In CLOSED state, calls go to the downstream service. If failures or timeouts cross a threshold, the breaker moves to OPEN and returns fallback immediately. After a cooldown, it moves to HALF_OPEN and allows a few test calls. If they succeed, it closes; otherwise, it opens again.
Why are timeouts necessary?
Without timeouts, slow downstream calls can consume all request threads and connection pools. Timeouts allow the caller to fail fast and keep capacity for healthy operations.
When should retries be avoided?
Avoid aggressive retries when the downstream is overloaded. Retries can multiply traffic and make the incident worse. Use small retry counts, exponential backoff, jitter, and retry only idempotent operations.

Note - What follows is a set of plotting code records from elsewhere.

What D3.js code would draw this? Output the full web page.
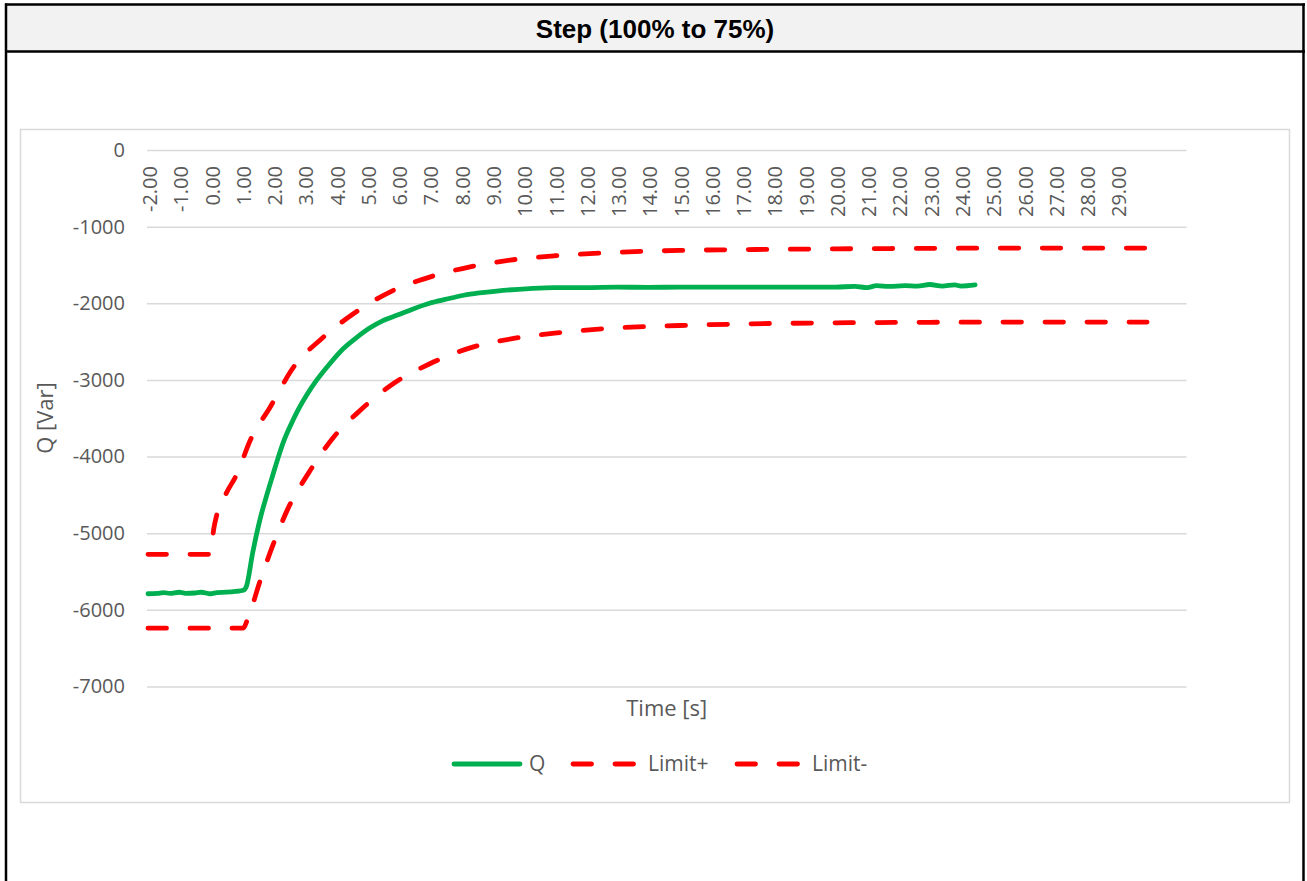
<!DOCTYPE html>
<html>
<head>
<meta charset="utf-8">
<script src="https://cdn.jsdelivr.net/npm/d3@7/dist/d3.min.js"></script>
<style>
  html, body { margin: 0; padding: 0; background: #fff; }
  svg { display: block; }
  .tick-label { font-family: "Open Sans", sans-serif; fill: #595959; }
</style>
</head>
<body>
<svg id="chart" width="1307" height="881"></svg>
<script>
// values
const chartTitle = "Step (100% to 75%)";
const xTickLabels = d3.range(-2, 30); // -2.00 .. 29.00
const yTicks = [0, -1000, -2000, -3000, -4000, -5000, -6000, -7000];

const qTime = [-2, -1.7, -1.5, -1.3, -1.0, -0.8, -0.5, -0.3, 0.0, 0.2, 0.5, 0.8, 1.05, 1.15, 1.35, 1.6, 1.8, 2.0, 2.15, 2.35, 2.55, 2.8, 3.1, 3.4, 3.8, 4.25, 4.6, 5.1, 5.5, 6.0, 6.5, 7.0, 7.5, 8.1, 8.6, 9.15, 10.2, 11, 12, 13, 14, 15, 16, 17, 18, 19, 20, 20.6, 21.0, 21.3, 21.7, 22.2, 22.6, 23.0, 23.4, 23.8, 24.0, 24.45];
const qValue = [-5790, -5785, -5775, -5785, -5770, -5785, -5780, -5770, -5790, -5775, -5770, -5760, -5745, -5690, -5250, -4790, -4500, -4230, -4030, -3790, -3600, -3390, -3180, -3000, -2795, -2590, -2470, -2320, -2230, -2150, -2070, -2000, -1950, -1895, -1865, -1840, -1808, -1795, -1795, -1790, -1792, -1790, -1790, -1788, -1790, -1790, -1788, -1780, -1795, -1770, -1780, -1770, -1775, -1755, -1775, -1760, -1775, -1760];

const limPlusTime = [-2, 0, 0.1, 0.21, 0.5, 0.85, 1.27, 1.91, 2.66, 3.56, 4.58, 5.75, 7.03, 8.3, 9.58, 11, 13, 15, 17, 20, 23, 26, 29.95];
const limPlusValue = [-5276, -5276, -4950, -4745, -4480, -4222, -3787, -3352, -2830, -2459, -2133, -1850, -1655, -1524, -1437, -1380, -1335, -1310, -1300, -1290, -1283, -1280, -1280];

const limMinusTime = [-2, 1.05, 1.17, 1.59, 2.0, 2.45, 3.19, 3.94, 4.79, 5.85, 7.03, 8.41, 9.69, 11, 13, 15, 17, 20, 23, 26, 29.95];
const limMinusValue = [-6239, -6239, -6138, -5616, -5150, -4702, -4179, -3744, -3396, -3047, -2786, -2569, -2459, -2390, -2320, -2290, -2270, -2255, -2248, -2245, -2245];

const series = [
  { name: "Q", time: qTime, value: qValue, color: "#00b050", dashed: false },
  { name: "Limit+", time: limPlusTime, value: limPlusValue, color: "#ff0000", dashed: true },
  { name: "Limit-", time: limMinusTime, value: limMinusValue, color: "#ff0000", dashed: true },
];

const plot = { left: 147, right: 1186.5, top: 150, bottom: 686.5 };
const DASH = "18.5 23.5";
const LINE_W = 4.8;

const svg = d3.select("#chart");

function drawFrame() {
  svg.append("rect")
    .attr("x", 6).attr("y", 4).attr("width", 1297.5).attr("height", 48)
    .attr("fill", "#f2f2f2");

  const frame = svg.append("g")
    .attr("stroke", "#000")
    .attr("stroke-width", 2.5);
  frame.append("line").attr("x1", 5).attr("x2", 1305).attr("y1", 4.5).attr("y2", 4.5);
  frame.append("line").attr("x1", 5).attr("x2", 1305).attr("y1", 51.5).attr("y2", 51.5);
  frame.append("line").attr("x1", 6).attr("x2", 6).attr("y1", 3.5).attr("y2", 881);
  frame.append("line").attr("x1", 1303.5).attr("x2", 1303.5).attr("y1", 3.5).attr("y2", 881);

  svg.append("text")
    .attr("x", 655).attr("y", 29)
    .attr("dy", "0.35em")
    .attr("text-anchor", "middle")
    .attr("font-family", "Liberation Sans, Arial, sans-serif")
    .attr("font-weight", "bold")
    .attr("font-size", 26)
    .attr("fill", "#000")
    .text(chartTitle);

  // chart area border
  svg.append("rect")
    .attr("x", 20.5).attr("y", 129.5)
    .attr("width", 1269).attr("height", 673)
    .attr("fill", "none")
    .attr("stroke", "#d9d9d9")
    .attr("stroke-width", 1.5);
}

drawFrame();

const x = d3.scaleLinear()
  .domain([-2, 29])
  .range([148, 148 + 31 * 31.27]);

const y = d3.scaleLinear()
  .domain([-7000, 0])
  .range([plot.bottom, plot.top]);

// horizontal gridlines + y axis labels
const yAxis = d3.axisLeft(y)
  .tickValues(yTicks)
  .tickSize(-(plot.right - plot.left))
  .tickPadding(22)
  .tickFormat((d) => String(d));

const yG = svg.append("g")
  .attr("transform", `translate(${plot.left},0)`)
  .call(yAxis);
yG.select(".domain").remove();
yG.selectAll(".tick line")
  .attr("stroke", "#d9d9d9")
  .attr("stroke-width", 1.5);
yG.selectAll(".tick text")
  .attr("class", "tick-label")
  .attr("font-size", 20)
  .attr("font-family", "Open Sans, sans-serif")
  .attr("fill", "#595959");

// x labels sit next to the zero line, rotated
const xG = svg.append("g")
  .attr("class", "x-labels");
xG.selectAll("text")
  .data(xTickLabels)
  .join("text")
  .attr("class", "tick-label")
  .attr("font-size", 20)
  .attr("text-anchor", "end")
  .attr("dy", "0.35em")
  .attr("transform", (d) => `translate(${x(d) + 2},${y(0) + 16}) rotate(-90)`)
  .text((d) => d.toFixed(2));

// series lines
const lineGen = d3.line()
  .curve(d3.curveMonotoneX)
  .x((d) => x(d.t))
  .y((d) => y(d.v));

const linesG = svg.append("g").attr("class", "series");
linesG.selectAll("path")
  .data(series)
  .join("path")
  .attr("d", (s) => lineGen(s.time.map((t, i) => ({ t, v: s.value[i] }))))
  .attr("fill", "none")
  .attr("stroke", (s) => s.color)
  .attr("stroke-width", LINE_W)
  .attr("stroke-linejoin", "round")
  .attr("stroke-linecap", "round")
  .attr("stroke-dasharray", (s) => (s.dashed ? DASH : null));

// axis titles
svg.append("text")
  .attr("transform", "translate(45,418) rotate(-90)")
  .attr("text-anchor", "middle")
  .attr("dy", "0.35em")
  .attr("font-family", "Open Sans, sans-serif")
  .attr("font-size", 22)
  .attr("fill", "#595959")
  .text("Q [Var]");

svg.append("text")
  .attr("x", (plot.left + plot.right) / 2)
  .attr("y", 708)
  .attr("text-anchor", "middle")
  .attr("dy", "0.35em")
  .attr("font-family", "Open Sans, sans-serif")
  .attr("font-size", 22)
  .attr("fill", "#595959")
  .text("Time [s]");

// legend
const legendItems = [
  { s: series[0], x1: 454, x2: 520, tx: 529 },
  { s: series[1], x1: 573, x2: 634, tx: 648 },
  { s: series[2], x1: 737, x2: 798, tx: 812 },
];
const legendY = 764;
const legendG = svg.append("g").attr("class", "legend");
const item = legendG.selectAll("g")
  .data(legendItems)
  .join("g");
item.append("line")
  .attr("x1", (d) => d.x1).attr("x2", (d) => d.x2)
  .attr("y1", legendY).attr("y2", legendY)
  .attr("stroke", (d) => d.s.color)
  .attr("stroke-width", LINE_W)
  .attr("stroke-linecap", "round")
  .attr("stroke-dasharray", (d) => (d.s.dashed ? DASH : null));
item.append("text")
  .attr("x", (d) => d.tx)
  .attr("y", legendY)
  .attr("dy", "0.35em")
  .attr("font-family", "Open Sans, sans-serif")
  .attr("font-size", 21)
  .attr("fill", "#595959")
  .text((d) => d.s.name);
</script>
</body>
</html>
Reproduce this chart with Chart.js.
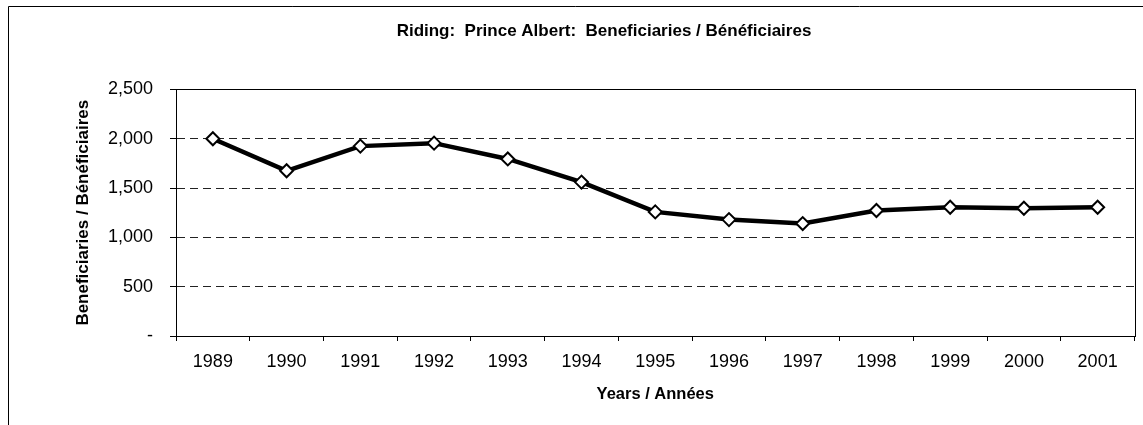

What is bulkhead isolation?
Bulkheads isolate resources per dependency. For example, payment calls and recommendation calls should not share the same exhausted thread pool if recommendation latency spikes.
⚠️ Common Mistakes
- No timeout on downstream calls.
- Retrying too aggressively.
- No fallback for non-critical dependencies.
- One shared thread pool for all dependencies.
- No metrics for timeout rate, circuit state, and dependency latency.
📝 Final Summary
When a downstream service becomes slow, protect your own service first. Use timeouts, circuit breaker, fallback, cache, async queue, bulkhead isolation, and careful retries. The best interview phrase is: fail fast, degrade gracefully, and prevent cascading failure.